The third and current site has grown to over 3000 members since 1923. As I photographed the church with the Capitol in the background, a youth group was meeting on the front steps to plan a breakfast for the homeless the next morning. As I observed in Richmond and Atlanta, the homeless population in America often finds refuge near the churches of America. Little did I know at that moment what was soon to be.
Quite satisfied with my discoveries of the day, I was ready to return to my car and continue on my journey. I had my Capitol and I had the closest church in Austin. Walking back in front of the Capitol in the late afternoon, I could hear a loud bell echoing between the tall buildings of the city. Hmmm, is there another church close by? I let my ears guide me two blocks south, then one east until before me stood St. Mary Cathedral. It is tall and was hidden behind rows of scaffolding and construction. The attached school was also worn down and had a closed sign hung on the door.
Looking about, I noticed two other buildings on the same intersection. To my left was a Fox TV station and across the street was the Jefferson State Building. One block in the distance was the front of the State Capitol. Jefferson was in the separation between church and state.
Discovery leads to more discovery. Entering the TV station lobby, I asked the security guard if anyone knows the status of St. Mary’s Cathedral. A postman arrived with the mail and I also notice a man crossing the street walking back towards the church. I explained my project of searching for the closest churches to the capitols. The security guard and postman start to debate about where the closest churches are. Finally, the postman tells me that the church is open, “You should go inside. It contains many symbolic references to Catholic doctrine. The sanctuary is shaped like a nave and when full resembles a boat full of fish. You can get in through the door under the scaffolding.”
Thanks to both gentleman, discovery lead to more discovery, back across the street and up the steps to the front door. I reach for the handle and a voice on my right says “You just missed it. They close the door at 5 p.m.” I look over and a man in a maroon sweatshirt and plastic sunglasses is there. A black coat or blanket is on the ground behind him. I thank him for the information and turn back down the steps as another young man with a skateboard comes up the steps. The information is relayed and he turns and leaves.

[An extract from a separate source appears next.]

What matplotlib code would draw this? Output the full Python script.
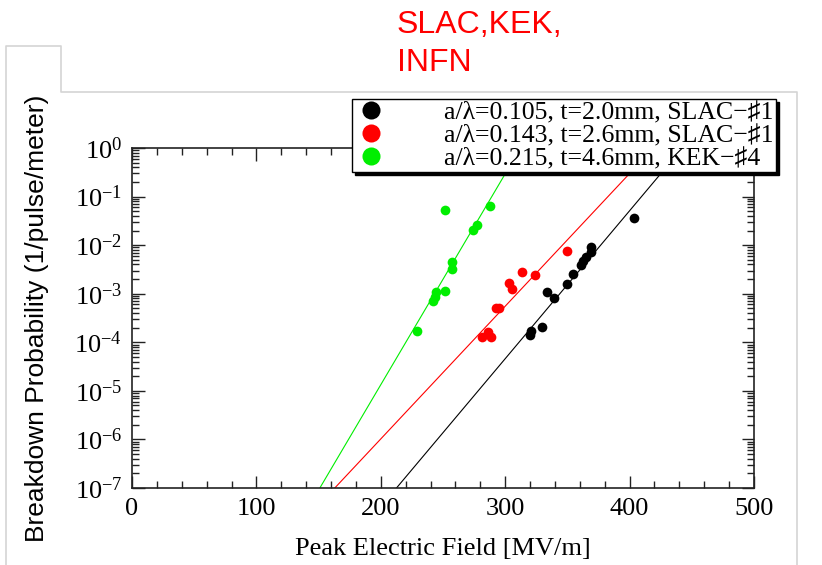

Once again, I turn to the man in the corner and he asks “Can you spare a dollar or two?” I reach in my left pocket and found eight dollars. I hand him my offering and he accepts with appreciation. I turn and take two steps down to the street and his voice stops me again. “Sir, can I ask you for another favor? My backpack was stolen by some college kids last night as I slept. I could really use another shirt and pants.”

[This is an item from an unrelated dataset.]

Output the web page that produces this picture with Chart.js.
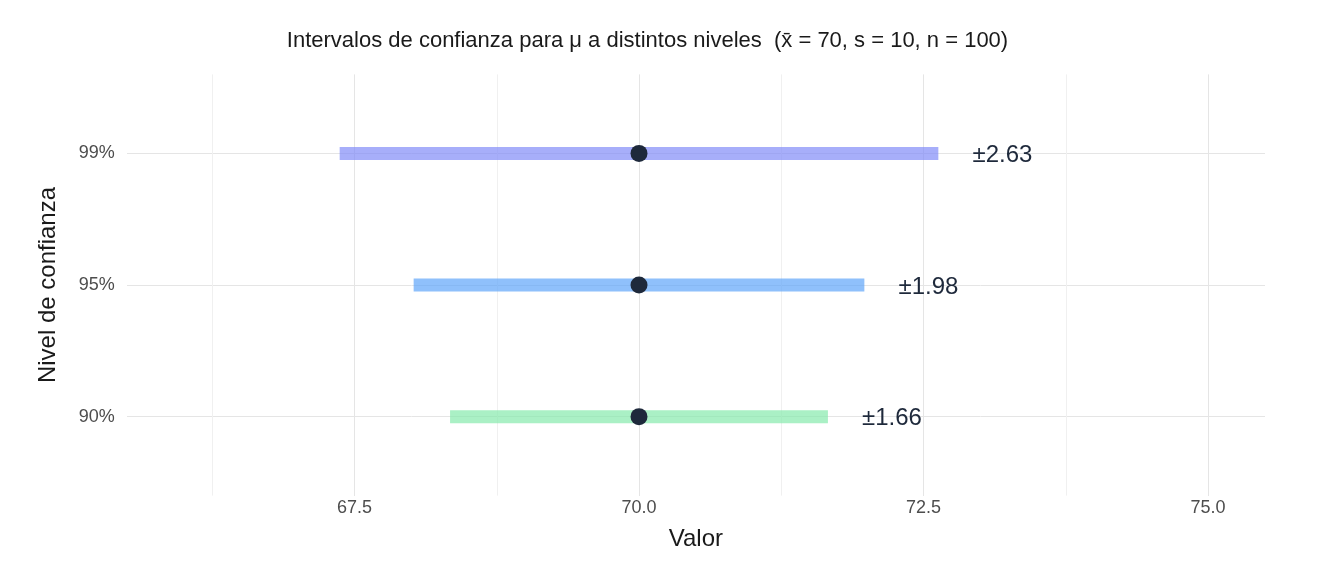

Discovery leads to more discovery. I pause, turn and dig out two 20 bills from my wallet, walk back up the steps and hand it to him. Then I ask, “You seem to be familiar with this church. Do you know what the story is with this construction?”
“Actually, I’m part of the reason it’s under construction.” I ask his name and then to tell me the story. I mentioned that he must be the caretaker of St. Mary’s.

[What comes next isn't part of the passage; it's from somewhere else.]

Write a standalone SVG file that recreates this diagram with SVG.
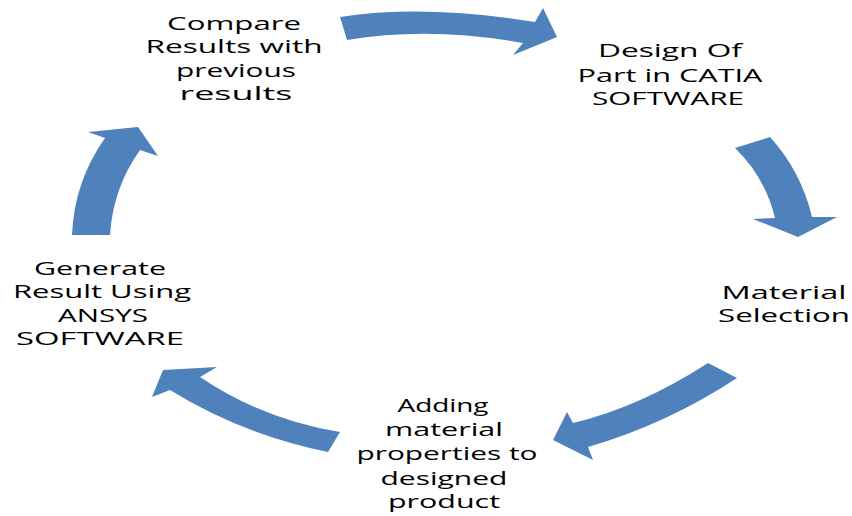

Daryl was a regular parishioner the previous fall and was exiting mass on Sunday. As he came down the steps, he assisted a woman with a baby in front of him. As they stepped down, a 30 pound chunk of rock fell from the bell tower crashed down on the step behind them. The woman told the priest that Daryl had saved her from the rock. The TV station interviewed him, a local parishioner that was a big contractor stepped up to repair the tower and this construction is the result. Daryl then told me that he had fallen on bad times since, made some bad decisions, but was trying to correct them.
We conversed some more. I shared why I was passing through Austin and told him it was time for me to move along. He allowed me to use his story and take his picture with me on my journey.
My research on the history of St. Mary Cathedral is spot on with information shared by the postman and Daryl. You can delve deep into the amazing history and theology of these scared buildings at SMCAustin.org and FUMCAustin.org.
I will close the Austin, Texas chapter of my capitols and churches journey with this thought: take a Capitol stroll to where the church bells toll. It will only cost you a few steps to a great story.